3 signs your meetings have a culture problem
Briefly

3 signs your meetings have a culture problem
"When poorly-run meetings become the norm, people begin to see them as a time with little value. But meetings are an opportunity to shape organizational culture, and not enough leaders are taking advantage of it. Most high-performing teams build strong relationships, show care for the whole person, have open and honest communications, listen to each other, clarify processes, and collaborate."
"Your meetings are transactional, not relational. Transactional meetings focus on information download without any attention to connection or collaboration. A leader monologues over dense slides, there's minimal discussion, and everyone else has their laptops out to multitask. Attendees are checked out and disengaged, and they take nothing away."
"Your meetings have toxic positivity, not candid communication. Toxic positivity looks like discussions where leaders report that projects, initiatives, or systems are on track—even when things are breaking. The result is that no one discusses what truly needs to be handled to address issues."
Meeting culture in corporate America has deteriorated significantly, with employees attending three times more meetings than pre-pandemic levels, 60% being ad hoc, and 71% multitasking during them.
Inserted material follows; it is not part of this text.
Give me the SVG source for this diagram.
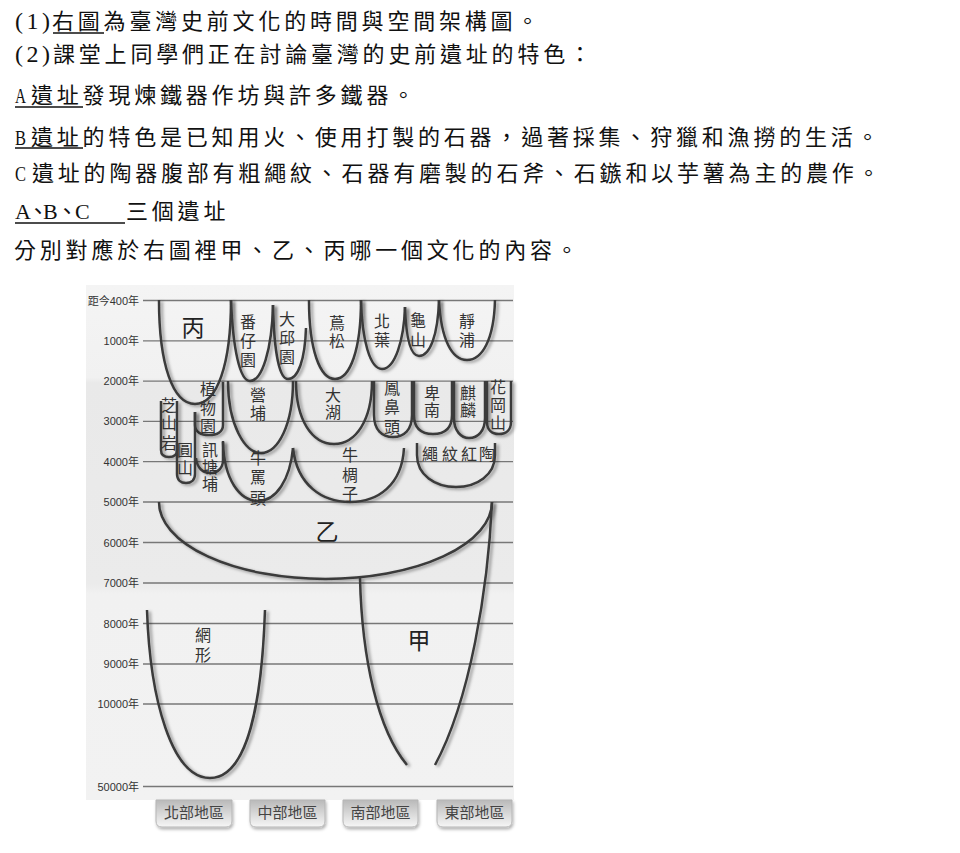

Poorly-run meetings undermine organizational culture and employee engagement. High-performing teams demonstrate strong relationships, open communication, active listening, and collaboration—behaviors that should be prioritized in meetings but often are not. Three critical signs indicate meetings need redesign: they drain rather than energize participants, focus on transactional information transfer rather than relational connection, and feature toxic positivity instead of candid communication about real challenges. Leaders can reshape organizational culture by intentionally redesigning meetings to foster genuine engagement and honest dialogue.